When do collections fall off? I hear 7 years but don't quite understand when the 7 years start. I am currently looking at my vantage account, as my new bank actually pulls from vantage and not fico, go figure. I am viewing my vantage and I see collections listed as open accounts with open dates. I am assuming that is the date the collection was opened. Is it 7 years from that date? I have also heard it is 7 years from the date the account first went delinquent, which I would think is before the collection open date but not sure where to find that information. Any help would be great. Trying to get an idea of when some of these would fall off, in relation to how my gardening is going to work. I am looking to stop gardening in 1-2 years and trying to see if any of these might fall off during that timeframe.
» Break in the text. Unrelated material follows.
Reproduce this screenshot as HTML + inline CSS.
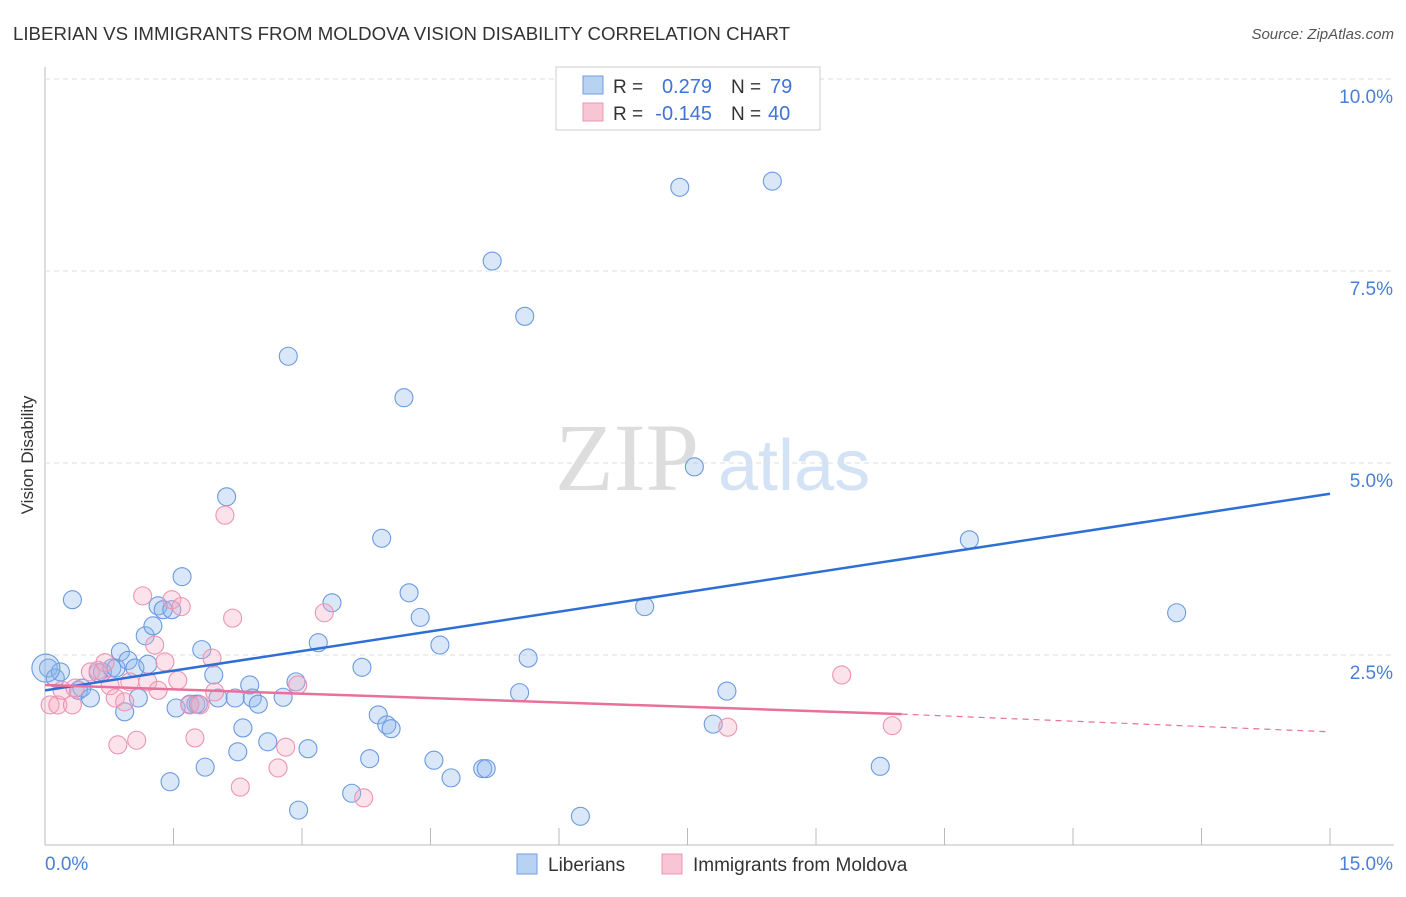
<!DOCTYPE html>
<html><head><meta charset="utf-8"><style>
body{margin:0;background:#fff;font-family:"Liberation Sans",sans-serif}
svg text{font-family:"Liberation Sans",sans-serif}
</style></head><body>
<svg id="c" width="1406" height="892">
<text x="13" y="40" font-size="18" fill="#333" textLength="777" lengthAdjust="spacingAndGlyphs">LIBERIAN VS IMMIGRANTS FROM MOLDOVA VISION DISABILITY CORRELATION CHART</text>
<text x="1394" y="39" font-size="15" fill="#555" font-style="italic" text-anchor="end">Source: ZipAtlas.com</text>
<text x="33" y="455" font-size="17" fill="#333" text-anchor="middle" transform="rotate(-90 33 455)">Vision Disability</text>
<g><text x="555" y="490" font-size="96" fill="#ddd" font-family="Liberation Serif" style="font-family:'Liberation Serif',serif">ZIP</text><text x="718" y="490" font-size="72" fill="#d3e3f5">atlas</text></g>
<g id="grid"></g><g id="pts"></g><g id="lines"></g>
<g>
<rect x="556" y="67" width="264" height="63" fill="#fff" stroke="#ccc"/>
<rect x="583" y="76" width="20" height="18" fill="#b8d2f4" stroke="#6f9ee0"/>
<rect x="583" y="103" width="20" height="18" fill="#f8c5d4" stroke="#ea98b2"/>
<text x="613" y="93" font-size="19" fill="#333">R =</text>
<text x="712" y="93" font-size="20" fill="#3d74d6" text-anchor="end">0.279</text>
<text x="731" y="93" font-size="19" fill="#333">N =</text>
<text x="770" y="93" font-size="20" fill="#3d74d6">79</text>
<text x="613" y="120" font-size="19" fill="#333">R =</text>
<text x="712" y="120" font-size="20" fill="#3d74d6" text-anchor="end">-0.145</text>
<text x="731" y="120" font-size="19" fill="#333">N =</text>
<text x="768" y="120" font-size="20" fill="#3d74d6">40</text>
</g>
<g>
<rect x="517" y="854" width="20" height="20" fill="#b8d2f4" stroke="#6f9ee0"/>
<text x="548" y="871" font-size="19" fill="#333">Liberians</text>
<rect x="662" y="854" width="20" height="20" fill="#f8c5d4" stroke="#ea98b2"/>
<text x="693" y="871" font-size="19" fill="#333">Immigrants from Moldova</text>
</g>
</svg>
<script>
const blueX=[.04,.12,.18,.32,.39,.43,.53,.62,.67,.78,.83,.88,.93,.97,1.05,1.09,1.17,1.20,1.26,1.32,1.38,1.48,1.46,1.53,1.60,1.69,1.76,1.79,1.83,1.87,1.97,2.02,2.12,2.22,2.25,2.31,2.39,2.42,2.49,2.60,2.78,2.84,2.93,2.96,3.07,3.19,3.35,3.58,3.70,3.79,3.89,3.93,3.99,4.04,4.19,4.25,4.38,4.54,4.61,4.74,5.11,5.15,5.22,5.54,5.60,5.64,6.25,7.00,7.41,7.58,7.80,7.96,8.49,9.75,10.79,13.21,.01];
const blueY=[2.33,2.20,2.28,3.22,2.04,2.07,1.94,2.27,2.28,2.33,2.33,2.54,1.76,2.43,2.33,1.94,2.75,2.38,2.88,3.14,3.09,3.09,.85,1.81,3.52,1.86,1.86,1.86,2.57,1.04,2.24,1.94,4.56,1.94,1.24,1.55,2.11,1.94,1.86,1.37,1.95,6.39,2.15,.48,1.28,2.66,3.18,.70,2.34,1.15,1.72,4.02,1.59,1.54,5.85,3.31,2.99,1.13,2.63,.90,1.02,1.02,7.63,2.01,6.91,2.46,.40,3.13,8.59,4.95,1.60,2.03,8.67,1.05,4.00,3.05,2.33];
const pinkX=[.06,.15,.20,.32,.35,.53,.62,.70,.76,.82,.85,.93,.99,1.07,1.14,1.20,1.28,1.32,1.40,1.48,1.55,1.59,1.69,1.75,1.81,1.95,1.98,2.10,2.19,2.28,2.72,2.81,2.95,3.26,3.72,7.97,9.30,9.89];
const pinkY=[1.85,1.85,2.04,1.85,2.07,2.28,2.30,2.40,2.10,1.94,1.33,1.89,2.15,1.39,3.27,2.15,2.63,2.04,2.41,3.22,2.17,3.13,1.85,1.42,1.85,2.46,2.02,4.32,2.98,.78,1.03,1.30,2.11,3.05,.64,1.56,2.24,1.58];
const blueTrend=[2.04,4.60]; // at x=0 and x=15
const pinkTrend=[2.11,1.73,1.50]; // at x=0, x=10, x=15
const yTicks=[2.5,5.0,7.5,10.0];
const xTickVals=[0,1.5,3,4.5,6,7.5,9,10.5,12,13.5,15];
const NS='http://www.w3.org/2000/svg';
const X=v=>45+v*1285/15, Y=v=>847-v*76.8;
function mk(t,a,p){const e=document.createElementNS(NS,t);for(const k in a)e.setAttribute(k,a[k]);p.appendChild(e);return e;}
const g=document.getElementById('grid');
const ax=mk('line',{x1:45,y1:67,x2:45,y2:845,stroke:'#bbb'},g);

const bx=mk('line',{x1:45,y1:845,x2:1394,y2:845,stroke:'#bbb'},g);

yTicks.forEach(v=>{const l=mk('line',{x1:45,x2:1394,y1:Y(v),y2:Y(v),stroke:'#ddd','stroke-dasharray':'5,4'},g);

const t=mk('text',{x:1393,y:Y(v)+24,'font-size':19,fill:'#4a7fd6','text-anchor':'end'},g);t.textContent=v.toFixed(1)+'%';
});
xTickVals.forEach(v=>{const l=mk('line',{x1:X(v),x2:X(v),y1:828,y2:845,stroke:'#bbb'},g);
});
[[0,'0.0%','start',45],[15,'15.0%','end',1393]].forEach(d=>{const t=mk('text',{x:d[3],y:870,'font-size':19,fill:'#4a7fd6','text-anchor':d[2]},g);t.textContent=d[1];
});
const P=document.getElementById('pts');
blueX.forEach((v,i)=>{const c=mk('circle',{cx:X(v),cy:Y(blueY[i]),r:i==blueX.length-1?14:9,fill:'rgba(140,182,238,0.33)',stroke:'#6b9ae0','stroke-width':1.1},P);
});
pinkX.forEach((v,i)=>{const c=mk('circle',{cx:X(v),cy:Y(pinkY[i]),r:9,fill:'rgba(245,170,195,0.33)',stroke:'#ec94b1','stroke-width':1.1},P);
});
const L=document.getElementById('lines');
const b=mk('line',{x1:X(0),y1:Y(blueTrend[0]),x2:X(15),y2:Y(blueTrend[1]),stroke:'#2e6fd6','stroke-width':2.5},L);

const p1=mk('line',{x1:X(0),y1:Y(pinkTrend[0]),x2:X(10),y2:Y(pinkTrend[1]),stroke:'#e8709a','stroke-width':2.5},L);

const p2=mk('line',{x1:X(10),y1:Y(pinkTrend[1]),x2:X(15),y2:Y(pinkTrend[2]),stroke:'#e8709a','stroke-width':1.2,'stroke-dasharray':'6,5'},L);

</script>
</body></html>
On your real, official reports, in the U.S. A. found only at annualcreditreport.com , when you click into an account it should show a DoFD (Date of First Delinquency), that's the first missed payment date that never was made current again.
The DoFD is what sets the clock for removal. It legally can take up to 7.5 years after that date.
Bankruptcies can take up to 10 years.
Student loans will leave 10 years AFTER they are paid off. They never go away if they aren't paid. They will come after you past death.
It's the reports that are important here, not your scores. Go read your official reports.
Good points & advice above, and I'll reiterate that all credit scoring companies pull data from the CRAs to generate their scores, meaning that Vantage / FICO are all based on the same underlying CRA data. The scores will vary based on each companies proprietary scoring algorithms and based on the timing of what data is showing at the time the score is calculated.
Collections are also ignored by some credit score models when you pay them.
7 years typically from date of first delinquency. You can look into early exclusion though- 6mos early for TU, 3 mos for Experian. Equifax don't bother- it's a month and may mess up more than it helps trying.
It's when you become delinquent, so when the creditor reported you as late the first time. You could pay the collections to get credit scores to stop considering them.